Senator McConnell is also tying a measure that would end minority set-asides to a big highway bill moving through Congress.

His effort follows a landmark 1995 Supreme Court decision that dealt with the granting of construction contracts to minority firms. The justices ruled affirmative action set-asides in such cases were to be allowed only where historic discrimination was clearly shown, not as a general rule to promote diversity.

In California, Proposition 209 will go into effect when the Ninth Circuit Court of Appeal issues, as early as Thursday, a mandate. The law bars preferential treatment based on race or gender in public employment, education, and contracting.

Many cities, such as Los Angeles, have a "population parity ordinance" that asks officials to hire employees in numbers that roughly match the city's ethnic and racial makeup. Those would also end.

"Our future under laws like 209 is clear in the Boalt Hall [Berkeley Law School] example where no blacks are found," says Peter Elias Berg of the American Civil Liberties Union in Los Angeles, the group battling Proposition 209 in court. "What's amazing to me is that 209 passed muster when there was a huge finding of past discrimination on our side; we used state studies."

Supporters of the law admit there will be a tough transition time, but argue a "color blind" law will be better in the end.

"There's going to be a shake-out period that won't be easy," says Jennifer Nelson of the American Civil Rights Institute in Sacramento, the group coordinating Proposition 209. "Society as a whole needs to get past our habit of interacting with each other along racial and ethnic lines. Government needs to model that behavior first."

How or if the Supreme Court will approach Proposition 209, which California voters passed by a 55-to-45 margin, is a subject of much guesswork. A key dispute in the case is over access. Under the Proposition, citizens may petition for special assistance in hiring and contracting under many categories - but race is not one of them.

In applying to schools, for example, they can mention broken families, bad early schools, or extra-curricular activities or talents. But ethnic or racial origins may not be mentioned.

The question the high court must ask is whether race can be singled out for denial as a category for special assistance. But other factors like states' rights - the power of state residents to shape their own laws - also enter in.

The constitutional line of authority that allows citizens to petition for affirmative action for women and minorities - banned under 209 - dates to a 1969 Supreme Court ruling on housing discrimination.

The high court ruled that racial discrimination could not be denied as a rationale to petition for grievances if many other forms of petitions were allowed. The court would have to nullify that decision in upholding Proposition 209.

School case

The Piscataway case asks a different question. The case is highly unusual in that the Piscataway school board, having to cut one teacher in a 10-member department, relied on a seldom-used affirmative action policy instead of flipping a coin or finding other criteria.

Both Debra Williams, who is black, and Sharon Taxman, who is white, were hired on the same day in 1989 and had identical qualifications.

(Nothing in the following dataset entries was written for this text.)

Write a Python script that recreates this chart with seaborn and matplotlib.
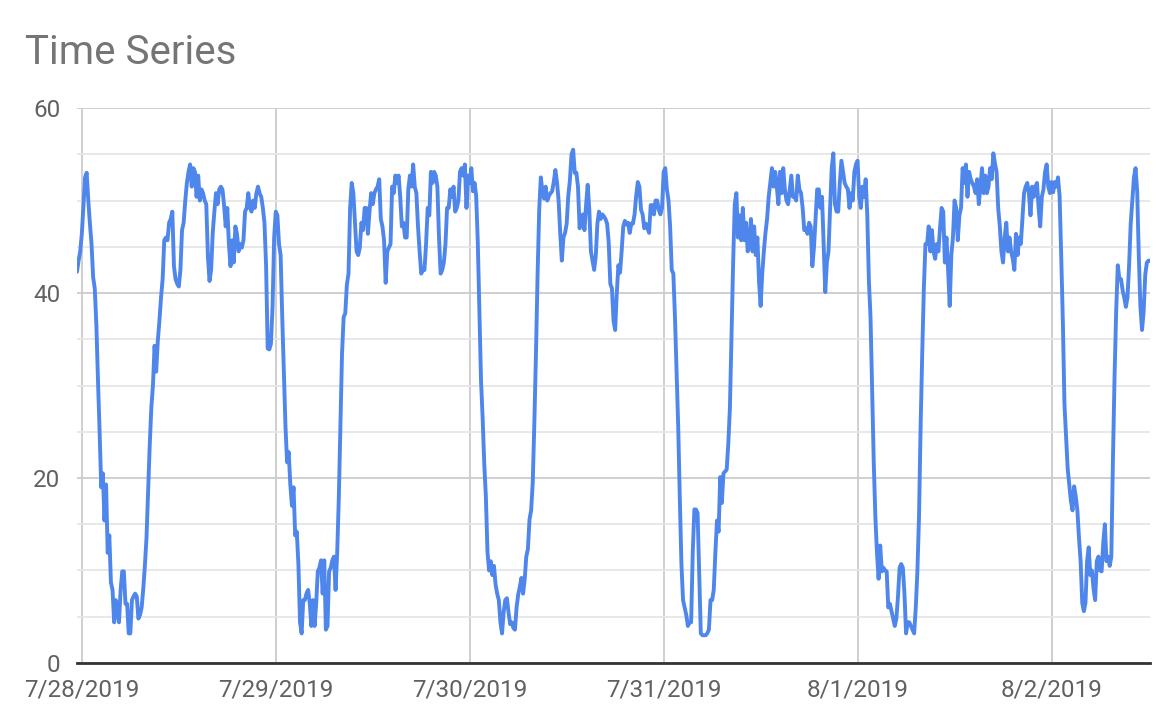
import numpy as np
import pandas as pd
import matplotlib
matplotlib.use("Agg")
import matplotlib.pyplot as plt
import matplotlib.dates as mdates
from matplotlib.ticker import MultipleLocator, FuncFormatter
import seaborn as sns

# readings every 12 minutes, one list per day
jul27_tail = [42.3, 43.5, 44.5]  # from 23:24

jul28 = [
    46.4, 49.5, 52.5, 53.0, 50.0, 47.5, 45.3, 41.7, 40.5, 36.5,
    30.5, 25.0, 19.0, 20.5, 15.4, 19.3, 11.9, 13.8, 8.7, 7.9,
    4.4, 6.8, 5.5, 4.4, 7.9, 9.9, 9.9, 6.4, 6.4, 3.2,
    3.2, 6.8, 7.2, 7.5, 7.2, 4.8, 5.2, 6.0, 8.0, 10.5,
    13.5, 18.5, 23.5, 27.6, 30.0, 34.3, 31.5, 34.8, 37.0, 39.5,
    41.5, 45.7, 46.0, 45.7, 47.6, 48.0, 48.8, 42.9, 41.5, 41.0,
    40.7, 42.5, 46.8, 47.6, 50.0, 51.9, 53.1, 53.9, 51.5, 53.5,
    53.1, 50.4, 52.7, 50.0, 51.2, 50.8, 50.0, 49.6, 44.0, 41.3,
    42.5, 46.5, 48.8, 50.8, 49.6, 51.2, 51.5, 51.2, 49.5, 47.2,
    49.2, 45.3, 42.9, 45.7, 43.3, 47.2, 46.4, 44.5, 45.3, 44.9,
    45.7, 48.8, 49.2, 50.8, 49.2, 48.8, 50.0, 49.2, 50.8, 51.5,
    50.8, 50.4, 49.2, 47.6, 43.0, 34.0, 33.9, 34.5, 38.5, 46.0,
]

jul29 = [
    48.8, 48.4, 45.3, 44.1, 37.4, 31.5, 25.6, 21.7, 22.8, 19.3,
    17.0, 19.0, 13.8, 14.2, 10.7, 4.4, 3.2, 6.8, 6.8, 7.5,
    7.9, 6.5, 4.0, 6.8, 4.0, 6.4, 9.9, 10.3, 11.1, 7.5,
    11.1, 3.6, 4.0, 9.9, 10.3, 11.1, 11.5, 7.9, 11.9, 17.8,
    25.6, 33.5, 37.4, 37.8, 40.9, 42.1, 49.2, 51.9, 50.8, 47.6,
    44.5, 44.1, 44.9, 47.6, 46.8, 49.2, 49.2, 46.4, 48.8, 50.8,
    49.6, 50.8, 51.2, 51.5, 52.3, 48.0, 47.2, 45.7, 41.1, 44.5,
    44.9, 45.3, 51.5, 50.8, 52.7, 51.9, 52.7, 50.4, 47.2, 47.6,
    46.0, 46.0, 51.2, 52.7, 51.5, 53.9, 51.5, 50.8, 47.2, 44.5,
    42.1, 42.5, 42.5, 45.3, 49.2, 48.4, 53.1, 51.9, 53.1, 52.7,
    51.5, 46.0, 42.1, 42.5, 43.3, 45.3, 49.2, 49.2, 51.2, 50.4,
    51.5, 48.8, 49.2, 50.0, 53.1, 53.5, 52.7, 53.9, 49.2, 52.7,
]

jul30 = [
    51.9, 53.5, 51.0, 51.9, 50.5, 45.5, 38.0, 30.5, 26.5, 21.5,
    18.0, 12.0, 10.0, 11.0, 9.5, 10.5, 8.5, 7.5, 6.8, 4.4,
    3.2, 5.5, 6.8, 7.0, 5.5, 4.2, 4.4, 3.8, 3.6, 6.0,
    7.4, 8.2, 9.2, 7.5, 9.0, 11.5, 12.3, 15.5, 16.5, 19.5,
    26.0, 33.5, 42.0, 49.0, 52.5, 51.0, 50.2, 51.5, 50.0, 50.5,
    50.8, 51.0, 52.0, 53.3, 52.0, 50.0, 46.5, 43.5, 46.0, 46.5,
    47.5, 50.5, 52.2, 55.0, 55.5, 53.0, 53.0, 51.5, 47.0, 48.0,
    48.5, 46.8, 49.5, 51.7, 49.0, 44.5, 43.5, 42.5, 44.0, 47.5,
    48.8, 48.0, 48.5, 48.3, 48.0, 47.5, 45.5, 41.0, 40.5, 37.0,
    36.0, 40.0, 43.0, 42.2, 44.5, 47.2, 47.8, 47.4, 47.6, 46.5,
    47.5, 47.5, 48.5, 50.5, 52.0, 51.5, 49.0, 48.5, 47.0, 47.5,
    47.0, 46.5, 49.5, 49.5, 48.5, 50.0, 50.0, 49.0, 48.5, 49.2,
]

jul31 = [
    53.1, 53.5, 51.2, 50.0, 47.2, 42.5, 42.1, 37.4, 31.5, 25.6,
    17.8, 10.7, 6.8, 6.0, 5.2, 4.0, 4.4, 4.4, 11.9, 16.6,
    16.6, 16.2, 9.5, 3.2, 3.0, 3.0, 3.0, 3.2, 3.6, 6.8,
    6.8, 7.9, 11.9, 15.4, 14.2, 20.1, 17.3, 20.5, 20.7, 20.9,
    23.7, 27.6, 35.4, 43.3, 49.6, 50.8, 46.0, 48.4, 45.7, 49.2,
    45.7, 47.6, 44.5, 45.3, 48.0, 44.5, 47.2, 44.1, 46.0, 41.3,
    38.6, 42.1, 44.5, 46.5, 48.0, 50.4, 51.9, 53.5, 51.5, 53.1,
    51.5, 49.6, 53.1, 50.8, 53.5, 51.2, 50.0, 49.6, 51.2, 52.7,
    50.4, 50.4, 50.0, 52.7, 51.2, 50.8, 49.2, 46.8, 47.0, 46.4,
    47.6, 47.2, 42.9, 44.9, 48.0, 51.2, 51.2, 49.2, 50.4, 45.3,
    40.1, 43.3, 44.5, 49.2, 53.5, 55.1, 49.6, 48.8, 48.8, 51.9,
    54.3, 53.1, 51.9, 51.5, 51.2, 49.2, 50.8, 50.0, 53.1, 53.9,
]

aug01 = [
    54.3, 50.4, 49.2, 51.5, 50.4, 52.3, 48.4, 41.3, 37.4, 29.5,
    21.7, 15.8, 11.9, 9.1, 12.7, 9.9, 10.3, 10.0, 9.9, 6.0,
    6.4, 5.6, 4.8, 4.0, 4.8, 7.2, 10.3, 10.7, 10.3, 7.5,
    3.2, 4.4, 4.4, 4.0, 3.6, 3.2, 6.0, 9.9, 15.8, 25.6,
    33.5, 40.5, 45.3, 45.3, 47.2, 44.5, 46.8, 44.5, 43.7, 45.3,
    44.5, 47.0, 49.2, 48.8, 43.3, 46.0, 42.5, 38.6, 44.1, 46.0,
    50.0, 49.2, 45.7, 48.4, 49.2, 53.5, 51.9, 53.9, 50.4, 53.1,
    52.3, 51.9, 51.5, 50.8, 52.3, 49.6, 51.5, 53.5, 50.8, 52.7,
    50.8, 51.5, 53.5, 52.3, 55.1, 54.0, 53.1, 49.2, 47.2, 44.5,
    43.3, 46.0, 47.6, 44.5, 46.0, 44.5, 43.7, 42.5, 46.4, 44.1,
    46.0, 45.3, 48.0, 50.8, 51.5, 51.9, 50.8, 48.4, 51.5, 50.4,
    51.5, 51.9, 49.2, 47.2, 50.4, 51.2, 53.1, 53.9, 51.5, 50.8,
]

aug02 = [
    52.0, 50.9, 52.0, 51.5, 52.5, 50.5, 44.0, 37.0, 28.0, 24.5,
    21.0, 19.3, 17.5, 16.5, 19.1, 18.0, 16.5, 13.5, 11.0, 6.5,
    5.6, 6.5, 11.0, 12.5, 9.5, 10.0, 8.0, 6.8, 11.0, 11.5,
    10.0, 9.9, 13.0, 15.0, 11.0, 11.5, 10.5, 11.5, 22.0, 31.0,
    38.0, 43.0, 41.5, 41.5, 40.3, 39.5, 38.5, 39.5, 43.0, 47.5,
    50.0, 52.5, 53.5, 51.0, 44.0, 38.5, 36.0, 38.0, 42.0, 43.3,
    43.5, 43.5,
]

day_starts = ["2019-07-27 23:24", "2019-07-28", "2019-07-29", "2019-07-30",
              "2019-07-31", "2019-08-01", "2019-08-02"]
day_values = [jul27_tail, jul28, jul29, jul30, jul31, aug01, aug02]

frames = []
for start, vals in zip(day_starts, day_values):
    t = pd.Timestamp(start) + pd.to_timedelta(np.arange(len(vals)) * 12, unit="min")
    frames.append(pd.DataFrame({"time": t, "value": vals}))
df = pd.concat(frames, ignore_index=True)

sns.set_style("white")
plt.rcParams["font.family"] = ["Roboto", "DejaVu Sans"]

fig = plt.figure(figsize=(11.7, 7.28), dpi=100)
ax = fig.add_axes([0.0658, 0.0893, 0.9172, 0.7623])

sns.lineplot(data=df, x="time", y="value", ax=ax, color="#4f86ec", linewidth=2.8)

ax.set_xlim(df["time"].iloc[0], df["time"].iloc[-1])
ax.set_ylim(0, 60)
ax.yaxis.set_major_locator(MultipleLocator(20))
ax.yaxis.set_minor_locator(MultipleLocator(5))
ax.xaxis.set_major_locator(mdates.DayLocator())
ax.xaxis.set_major_formatter(FuncFormatter(
    lambda v, p: (lambda d: f"{d.month}/{d.day}/{d.year}")(mdates.num2date(v))))

ax.grid(which="major", axis="both", color="#cccccc", linewidth=1.3)
ax.grid(which="minor", axis="y", color="#e6e6e6", linewidth=1.3)
ax.set_axisbelow(True)

for s in ["top", "right", "left"]:
    ax.spines[s].set_visible(False)
ax.spines["bottom"].set_color("#333333")
ax.spines["bottom"].set_linewidth(2)
ax.spines["bottom"].set_zorder(5)

ax.tick_params(axis="both", which="both", length=0, labelsize=17.5, colors="#616161")
ax.tick_params(axis="y", pad=12)
ax.tick_params(axis="x", pad=11)
ax.set_xlabel("")
ax.set_ylabel("")

fig.text(0.021, 0.928, "Time Series", fontsize=29, color="#757575", va="center", ha="left")

fig.savefig("out.png", dpi=100)
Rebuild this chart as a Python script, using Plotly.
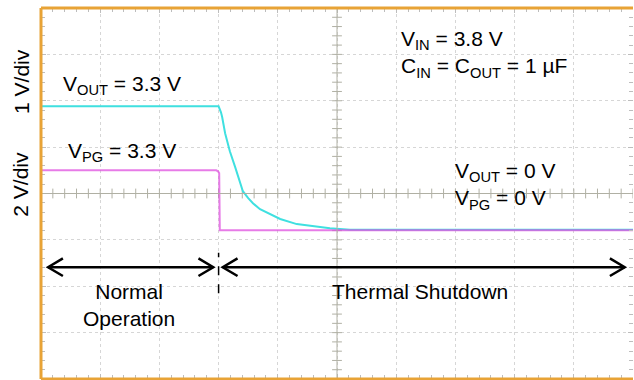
import plotly.graph_objects as go

# screen is 10 x 8 divisions (in divisions)
t_vout = [0, 3.0, 3.04, 3.06, 3.11, 3.19, 3.28, 3.35, 3.41, 3.50, 3.58, 3.70, 3.82, 4.04, 4.32, 4.60, 4.88, 5.22, 10]
v_vout = [5.88, 5.88, 5.75, 5.65, 5.30, 4.91, 4.57, 4.29, 4.05, 3.90, 3.79, 3.66, 3.58, 3.45, 3.34, 3.29, 3.25, 3.22, 3.22]

t_vpg = [0, 2.96, 2.99, 3.01, 3.02, 10]
v_vpg = [4.50, 4.50, 4.48, 4.44, 3.21, 3.21]

CYAN = '#3fe0e0'
MAGENTA = '#e050e0'
ORANGE = '#e8a336'
FONT = 'Liberation Sans, Arial, sans-serif'

fig = go.Figure()

# centre graticule ticks
fig.add_trace(go.Scatter(x=[k * 0.2 for k in range(51)], y=[4] * 51, mode='markers',
                         marker=dict(symbol='line-ns', size=7, line=dict(color='#b0b0a4', width=1)),
                         hoverinfo='skip', showlegend=False))
fig.add_trace(go.Scatter(x=[5] * 41, y=[k * 0.2 for k in range(41)], mode='markers',
                         marker=dict(symbol='line-ew', size=7, line=dict(color='#b0b0a4', width=1)),
                         hoverinfo='skip', showlegend=False))

fig.add_trace(go.Scatter(x=t_vout, y=v_vout, mode='lines', line=dict(color=CYAN, width=2),
                         hoverinfo='skip', showlegend=False))
fig.add_trace(go.Scatter(x=t_vpg, y=v_vpg, mode='lines', line=dict(color=MAGENTA, width=2),
                         opacity=0.75, hoverinfo='skip', showlegend=False))

axis = dict(showgrid=True, gridcolor='#d6d6d6', griddash='dot', gridwidth=1,
            zeroline=False, showticklabels=False, showline=False,
            ticks='inside', ticklen=5, tickcolor='#bdbdbd', mirror='allticks',
            dtick=1, tick0=0, fixedrange=True,
            minor=dict(dtick=0.2, tick0=0, ticks='inside', ticklen=4, tickcolor='#bdbdbd', showgrid=False))

fig.update_layout(width=634, height=380, margin=dict(l=41, r=1, t=8, b=1),
                  paper_bgcolor='white', plot_bgcolor='white',
                  xaxis=dict(range=[0, 10], **axis),
                  yaxis=dict(range=[0, 8], **axis),
                  font=dict(family=FONT, size=21, color='black'))

shapes = [
    # centre cross
    dict(type='line', xref='x', yref='y', x0=5, x1=5, y0=0, y1=8, line=dict(color='#b0b0a4', width=1)),
    dict(type='line', xref='x', yref='y', x0=0, x1=10, y0=4, y1=4, line=dict(color='#b0b0a4', width=1)),
    # frame (no right edge)
    dict(type='line', xref='paper', yref='paper', x0=0, x1=0, y0=0, y1=1, line=dict(color=ORANGE, width=3)),
    dict(type='line', xref='paper', yref='paper', x0=0, x1=1, y0=1, y1=1, line=dict(color=ORANGE, width=3)),
    dict(type='line', xref='paper', yref='paper', x0=0, x1=1, y0=0, y1=0, line=dict(color=ORANGE, width=3)),
    # arrows
    dict(type='line', xref='x', yref='y', x0=0.12, x1=2.91, y0=2.41, y1=2.41, line=dict(color='black', width=2.5)),
    dict(type='line', xref='x', yref='y', x0=3.07, x1=9.86, y0=2.41, y1=2.41, line=dict(color='black', width=2.5)),
    dict(type='path', xref='x', yref='y', path='M 0.37 2.60 L 0.12 2.41 L 0.37 2.22', line=dict(color='black', width=2.5)),
    dict(type='path', xref='x', yref='y', path='M 2.66 2.60 L 2.91 2.41 L 2.66 2.22', line=dict(color='black', width=2.5)),
    dict(type='path', xref='x', yref='y', path='M 3.32 2.60 L 3.07 2.41 L 3.32 2.22', line=dict(color='black', width=2.5)),
    dict(type='path', xref='x', yref='y', path='M 9.61 2.60 L 9.86 2.41 L 9.61 2.22', line=dict(color='black', width=2.5)),
    dict(type='line', xref='x', yref='y', x0=3.0, x1=3.0, y0=1.85, y1=2.72, line=dict(color='black', width=1.5, dash='dash')),
]
fig.update_layout(shapes=shapes)

notes = [
    dict(text='1 V/div', xref='paper', yref='paper', x=-0.034, y=0.803, textangle=-90, xanchor='center'),
    dict(text='2 V/div', xref='paper', yref='paper', x=-0.034, y=0.526, textangle=-90, xanchor='center'),
    dict(text='V<sub>OUT</sub> = 3.3 V', x=0.33, y=6.34, xanchor='left'),
    dict(text='V<sub>PG</sub> = 3.3 V', x=0.42, y=4.89, xanchor='left'),
    dict(text='V<sub>IN</sub> = 3.8 V<br>C<sub>IN</sub> = C<sub>OUT</sub> = 1 µF', x=6.05, y=7.0,
         xanchor='left', align='left'),
    dict(text='V<sub>OUT</sub> = 0 V<br>V<sub>PG</sub> = 0 V', x=6.96, y=4.16, xanchor='left', align='left'),
    dict(text='Normal<br>Operation', x=1.48, y=1.59),
    dict(text='Thermal Shutdown', x=6.40, y=1.89),
]
for n in notes:
    fig.add_annotation(showarrow=False, yanchor='middle', **n)

# the page body has an 8px default margin; drop it so the figure sits at 0,0
fig.write_html('out.html', config={'displayModeBar': False},
               post_script="document.body.style.margin = '0';")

Piscataway opted to promote racial diversity.

Ms. Taxman filed suit and won back a job, along with $144,000 in back damages, which have not been yet paid pending appeal by the school board.

Affirmative action to remedy past discrimination, when it is proved, is constitutional. In Piscataway, the question is whether promoting racial diversity is allowable as a public policy goal.

Advocates of a color-blind justice system say it is not. On the Supreme Court, those advocates appear to have four of the five votes needed to eliminate preferential treatment based on race. Justice Sandra Day O'Connor holds the fifth swing vote.

High court endgame

The high court could, by next June, arrive at a narrow ruling that would simply uphold previous law stating that firing for reasons of race is discriminatory. Or it could make a broad ruling that changes the civil rights landscape - by essentially ending affirmative action as it has been practiced.

"They can and probably will decide it was unacceptable to fire her," says Professor Tribe of Harvard Law School in Cambridge, Mass. "But what they say about why it is unacceptable will be of great importance."